Krinis, Ehud
Senior Fellow: April–September 2017
Research Project: Sceptical Motifs in Judah Halevi’s Kuzari
Ehud Krinis seeks to explore various sceptical motifs in Judah Halevi’s twelfth-century Judaeo-Arabic dialogue, commonly known as the Book of Kuzari or the Kuzari. These sceptical motifs include, among others, Halevi’s criticism of rational contemplation (iʿtibār) and inductive reasoning (istidlāl); the preference of the ‘naturally gifted persons’ (al-maṭbūʿūn), who receive religious truths by sparks of inspiration, over the non-gifted, who need to immerse themselves in study in order to acquire the articles of faith; and the supremacy of religious understanding gained by direct experience over that gained through discourse. Krinis hopes to demonstrate that Halevi’s scepticism is intriguing and provoking, not only in the ways in which he uses it in the Kuzari to tackle his opponents’ approaches, but even more so in the ways he directs it at approaches espoused by his spokesman in the dialogue: the Jewish sage (habr/ haver).

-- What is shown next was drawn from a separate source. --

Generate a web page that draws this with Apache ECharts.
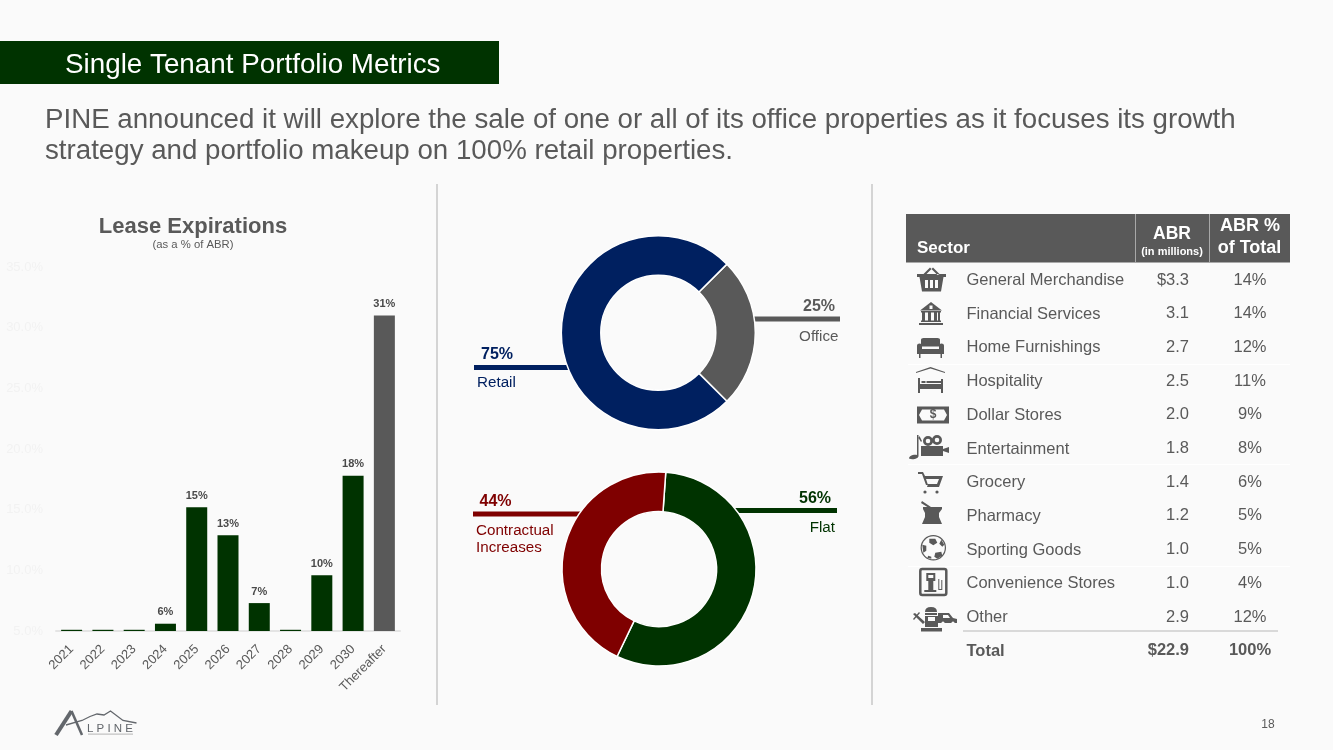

By pursuing this direction of investigation, Krinis ventures to claim that Halevi’s scepticism culminates in implicitly calling into question the usefulness of the discursive format of his own Kuzari.
Ehud Krinis earned his PhD at the Ben-Gurion University of the Negev (2008). He was a fellow at the Center for the Study of Conversion and Inter-Religious Encounters at Ben-Gurion University of the Negev in 2015–16.